▶ _DATA SEGMENT_

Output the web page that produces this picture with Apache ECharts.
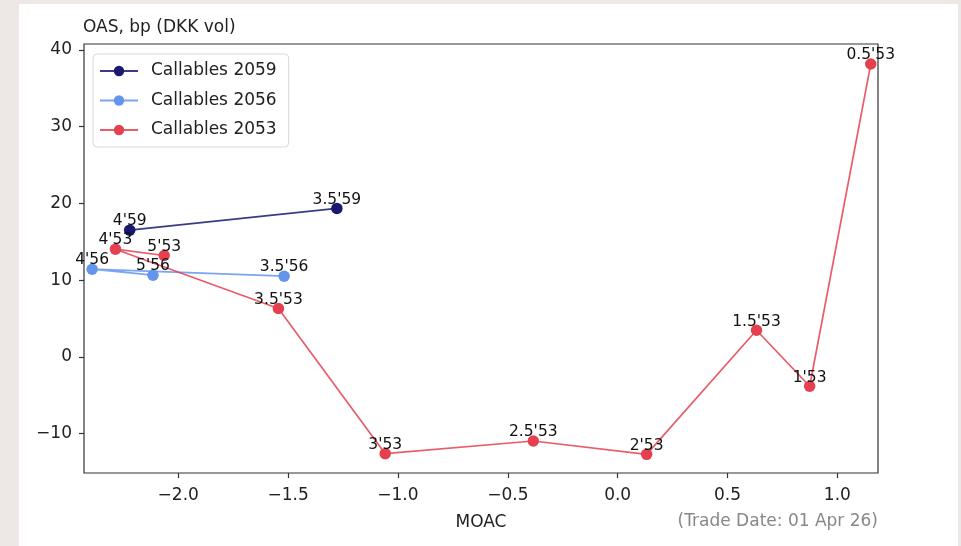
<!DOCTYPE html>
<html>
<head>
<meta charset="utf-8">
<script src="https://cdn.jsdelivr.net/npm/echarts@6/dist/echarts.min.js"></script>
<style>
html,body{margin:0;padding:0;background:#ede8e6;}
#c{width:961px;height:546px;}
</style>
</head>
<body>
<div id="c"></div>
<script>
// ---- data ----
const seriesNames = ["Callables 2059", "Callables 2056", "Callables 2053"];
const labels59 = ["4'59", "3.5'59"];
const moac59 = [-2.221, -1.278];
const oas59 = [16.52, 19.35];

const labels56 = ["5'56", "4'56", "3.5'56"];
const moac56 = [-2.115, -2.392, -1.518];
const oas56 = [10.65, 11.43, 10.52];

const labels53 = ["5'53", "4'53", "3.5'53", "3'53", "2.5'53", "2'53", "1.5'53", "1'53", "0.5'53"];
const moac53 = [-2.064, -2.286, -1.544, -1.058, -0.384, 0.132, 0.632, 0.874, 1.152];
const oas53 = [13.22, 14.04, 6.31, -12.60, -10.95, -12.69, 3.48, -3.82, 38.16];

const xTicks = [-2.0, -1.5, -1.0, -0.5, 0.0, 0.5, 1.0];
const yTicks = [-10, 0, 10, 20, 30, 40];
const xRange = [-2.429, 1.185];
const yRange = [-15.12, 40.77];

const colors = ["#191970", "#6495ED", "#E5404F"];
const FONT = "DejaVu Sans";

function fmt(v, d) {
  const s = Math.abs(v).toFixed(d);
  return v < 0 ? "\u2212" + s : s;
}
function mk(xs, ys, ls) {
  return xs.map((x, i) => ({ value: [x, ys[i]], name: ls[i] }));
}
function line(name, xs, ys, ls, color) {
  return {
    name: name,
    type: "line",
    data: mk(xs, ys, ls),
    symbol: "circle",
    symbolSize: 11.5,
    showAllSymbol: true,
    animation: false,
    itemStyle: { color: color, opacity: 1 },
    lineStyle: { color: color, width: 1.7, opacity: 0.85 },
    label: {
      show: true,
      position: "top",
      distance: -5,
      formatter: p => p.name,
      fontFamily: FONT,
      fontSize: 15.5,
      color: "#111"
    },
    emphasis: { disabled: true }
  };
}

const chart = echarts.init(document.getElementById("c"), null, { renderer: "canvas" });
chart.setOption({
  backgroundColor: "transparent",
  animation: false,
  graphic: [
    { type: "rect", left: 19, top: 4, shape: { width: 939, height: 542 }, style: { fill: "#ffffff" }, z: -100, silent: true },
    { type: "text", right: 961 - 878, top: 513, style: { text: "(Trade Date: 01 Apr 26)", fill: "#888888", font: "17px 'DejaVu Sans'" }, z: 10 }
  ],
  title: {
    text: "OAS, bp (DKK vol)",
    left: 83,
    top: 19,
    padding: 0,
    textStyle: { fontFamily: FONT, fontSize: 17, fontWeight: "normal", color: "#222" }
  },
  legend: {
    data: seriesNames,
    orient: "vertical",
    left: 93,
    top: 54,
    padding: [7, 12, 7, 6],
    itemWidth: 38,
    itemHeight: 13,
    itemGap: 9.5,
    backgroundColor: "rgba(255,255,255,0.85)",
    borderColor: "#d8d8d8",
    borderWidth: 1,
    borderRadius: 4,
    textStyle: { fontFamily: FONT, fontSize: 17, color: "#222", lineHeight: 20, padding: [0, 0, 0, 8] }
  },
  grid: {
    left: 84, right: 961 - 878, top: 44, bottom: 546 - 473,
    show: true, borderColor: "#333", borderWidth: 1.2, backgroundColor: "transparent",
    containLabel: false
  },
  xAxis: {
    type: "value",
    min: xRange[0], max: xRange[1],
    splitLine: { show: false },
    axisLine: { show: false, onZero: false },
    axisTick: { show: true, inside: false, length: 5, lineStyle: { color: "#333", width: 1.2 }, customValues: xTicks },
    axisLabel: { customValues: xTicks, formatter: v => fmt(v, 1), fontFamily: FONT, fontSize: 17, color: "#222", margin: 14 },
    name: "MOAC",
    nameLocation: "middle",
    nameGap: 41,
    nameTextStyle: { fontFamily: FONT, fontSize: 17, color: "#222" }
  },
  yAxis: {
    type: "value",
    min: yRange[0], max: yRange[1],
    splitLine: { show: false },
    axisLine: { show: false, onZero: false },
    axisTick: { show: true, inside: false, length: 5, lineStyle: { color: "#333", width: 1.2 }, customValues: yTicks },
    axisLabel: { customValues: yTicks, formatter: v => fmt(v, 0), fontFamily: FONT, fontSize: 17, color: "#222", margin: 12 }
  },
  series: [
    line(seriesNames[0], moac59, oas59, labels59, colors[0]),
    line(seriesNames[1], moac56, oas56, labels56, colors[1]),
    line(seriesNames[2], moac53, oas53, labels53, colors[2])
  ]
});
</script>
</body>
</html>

▶ _SET EXERCISE_
Write out again every line above exactly as given; the pictures do not belong in the copy.

▶ _SOLUTION TO THIS TASK_
Output the web page that produces this picture with Apache ECharts.
<!DOCTYPE html>
<html>
<head>
<meta charset="utf-8">
<script src="https://cdn.jsdelivr.net/npm/echarts@6/dist/echarts.min.js"></script>
<style>
html,body{margin:0;padding:0;background:#ede8e6;}
#c{width:961px;height:546px;}
</style>
</head>
<body>
<div id="c"></div>
<script>
// ---- data ----
const seriesNames = ["Callables 2059", "Callables 2056", "Callables 2053"];
const labels59 = ["4'59", "3.5'59"];
const moac59 = [-2.221, -1.278];
const oas59 = [16.52, 19.35];

const labels56 = ["5'56", "4'56", "3.5'56"];
const moac56 = [-2.115, -2.392, -1.518];
const oas56 = [10.65, 11.43, 10.52];

const labels53 = ["5'53", "4'53", "3.5'53", "3'53", "2.5'53", "2'53", "1.5'53", "1'53", "0.5'53"];
const moac53 = [-2.064, -2.286, -1.544, -1.058, -0.384, 0.132, 0.632, 0.874, 1.152];
const oas53 = [13.22, 14.04, 6.31, -12.60, -10.95, -12.69, 3.48, -3.82, 38.16];

const xTicks = [-2.0, -1.5, -1.0, -0.5, 0.0, 0.5, 1.0];
const yTicks = [-10, 0, 10, 20, 30, 40];
const xRange = [-2.429, 1.185];
const yRange = [-15.12, 40.77];

const colors = ["#191970", "#6495ED", "#E5404F"];
const FONT = "DejaVu Sans";

function fmt(v, d) {
  const s = Math.abs(v).toFixed(d);
  return v < 0 ? "\u2212" + s : s;
}
function mk(xs, ys, ls) {
  return xs.map((x, i) => ({ value: [x, ys[i]], name: ls[i] }));
}
function line(name, xs, ys, ls, color) {
  return {
    name: name,
    type: "line",
    data: mk(xs, ys, ls),
    symbol: "circle",
    symbolSize: 11.5,
    showAllSymbol: true,
    animation: false,
    itemStyle: { color: color, opacity: 1 },
    lineStyle: { color: color, width: 1.7, opacity: 0.85 },
    label: {
      show: true,
      position: "top",
      distance: -5,
      formatter: p => p.name,
      fontFamily: FONT,
      fontSize: 15.5,
      color: "#111"
    },
    emphasis: { disabled: true }
  };
}

const chart = echarts.init(document.getElementById("c"), null, { renderer: "canvas" });
chart.setOption({
  backgroundColor: "transparent",
  animation: false,
  graphic: [
    { type: "rect", left: 19, top: 4, shape: { width: 939, height: 542 }, style: { fill: "#ffffff" }, z: -100, silent: true },
    { type: "text", right: 961 - 878, top: 513, style: { text: "(Trade Date: 01 Apr 26)", fill: "#888888", font: "17px 'DejaVu Sans'" }, z: 10 }
  ],
  title: {
    text: "OAS, bp (DKK vol)",
    left: 83,
    top: 19,
    padding: 0,
    textStyle: { fontFamily: FONT, fontSize: 17, fontWeight: "normal", color: "#222" }
  },
  legend: {
    data: seriesNames,
    orient: "vertical",
    left: 93,
    top: 54,
    padding: [7, 12, 7, 6],
    itemWidth: 38,
    itemHeight: 13,
    itemGap: 9.5,
    backgroundColor: "rgba(255,255,255,0.85)",
    borderColor: "#d8d8d8",
    borderWidth: 1,
    borderRadius: 4,
    textStyle: { fontFamily: FONT, fontSize: 17, color: "#222", lineHeight: 20, padding: [0, 0, 0, 8] }
  },
  grid: {
    left: 84, right: 961 - 878, top: 44, bottom: 546 - 473,
    show: true, borderColor: "#333", borderWidth: 1.2, backgroundColor: "transparent",
    containLabel: false
  },
  xAxis: {
    type: "value",
    min: xRange[0], max: xRange[1],
    splitLine: { show: false },
    axisLine: { show: false, onZero: false },
    axisTick: { show: true, inside: false, length: 5, lineStyle: { color: "#333", width: 1.2 }, customValues: xTicks },
    axisLabel: { customValues: xTicks, formatter: v => fmt(v, 1), fontFamily: FONT, fontSize: 17, color: "#222", margin: 14 },
    name: "MOAC",
    nameLocation: "middle",
    nameGap: 41,
    nameTextStyle: { fontFamily: FONT, fontSize: 17, color: "#222" }
  },
  yAxis: {
    type: "value",
    min: yRange[0], max: yRange[1],
    splitLine: { show: false },
    axisLine: { show: false, onZero: false },
    axisTick: { show: true, inside: false, length: 5, lineStyle: { color: "#333", width: 1.2 }, customValues: yTicks },
    axisLabel: { customValues: yTicks, formatter: v => fmt(v, 0), fontFamily: FONT, fontSize: 17, color: "#222", margin: 12 }
  },
  series: [
    line(seriesNames[0], moac59, oas59, labels59, colors[0]),
    line(seriesNames[1], moac56, oas56, labels56, colors[1]),
    line(seriesNames[2], moac53, oas53, labels53, colors[2])
  ]
});
</script>
</body>
</html>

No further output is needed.